Questo straparlare di oceani, arcipelaghi e favolose divinità può forse rievocare le acque trasparenti e il cielo azzurro del film Disney Vaiana, ma l’Abissomare è un territorio ostile che si nutre del terrore dei naviganti. È lo scenario perfetto per scatenare la nostra immaginazione. Viene automatico popolarlo di esseri raccapriccianti, rappresentazioni delle nostre peggiori paure. Le vestigia stesse degli dèi irradiano una misteriosa energia che si rivelerà tutt’altro che positiva.
Una storia per non cedere all’orrore
Ogni dio ha un rappresentante che ne diffonde il verbo. Quando non restano più divinità da adorare, ai sacerdoti degli dèi del mare tocca andare in pensione. Per espiare un piccolo reato, Hark si ritroverà suo malgrado a dover fare da balia a questi anziani portavoce.

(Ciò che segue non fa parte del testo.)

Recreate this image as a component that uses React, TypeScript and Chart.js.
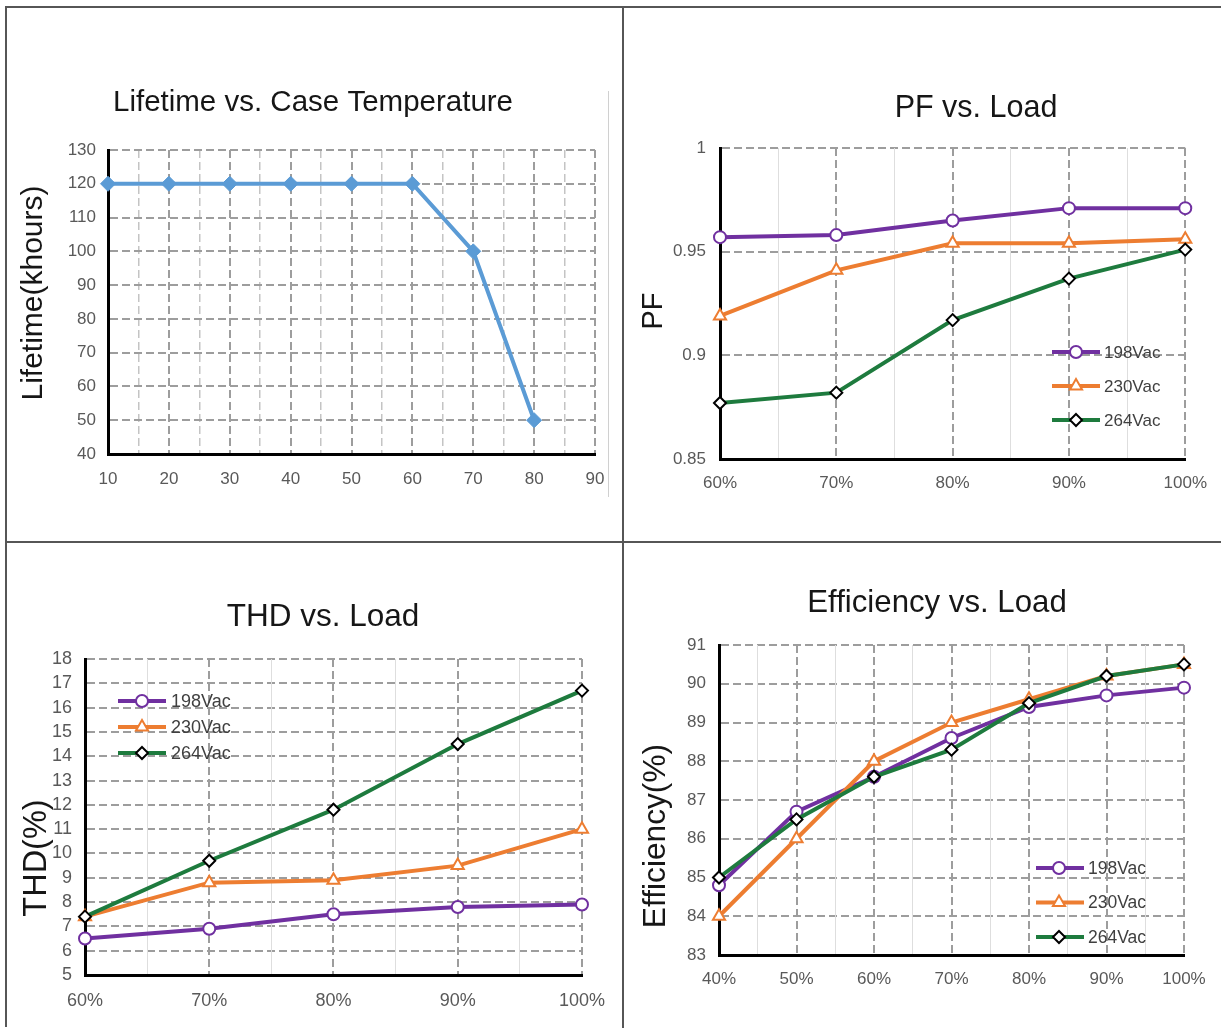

Sarà qui, fra le mura di questa anticamera della morte, che i sacerdoti spalancheranno gli occhi di Hark sulla vera natura degli dèi. Hark capirà quanta influenza possa avere una storia sulla psiche delle persone: lui che finora ha sfruttato la buona favella per rabbonire una persona alla volta, capirà che una parola ancor meglio piazzata può arrivare a rassicurarne mille.
Sarà sempre qui che Hark capirà di dover salvare l’arcipelago dall’avidità umana e da un destino di morte certa.
Prima parte lenta, poi migliora di colpo
Se devo proprio muovere un’accusa, posso dire che la prima parte de La luce degli abissi è tremendamente lenta, così lenta che ero lì lì per etichettarlo come DNF.
Dopo che Hark si ritrova proprietà della dottoressa Vyne e viene condotto al santuario a prendersi cura dei sacerdoti in pensione (a estorcergli storie dei vecchi dèi, soprattutto), sembra che la Hardinge sia più interessata a definire i suoi personaggi che a far progredire la storia, perché l’azione si attarda e si farà aspettare per svariati capitoli a venire.
Quando però l’azione finalmente arriva, smettere di leggere è un’ardua impresa. L’abbrivo lento e forse deliberato permette di affezionarsi ai personaggi e di crearsi le coordinate del mondo dell’arcipelago.
Per concludere
Sottomarini steampunk, gargantueschi crostacei, covi da bucanieri e dilemmi etici. Cosa volere di più?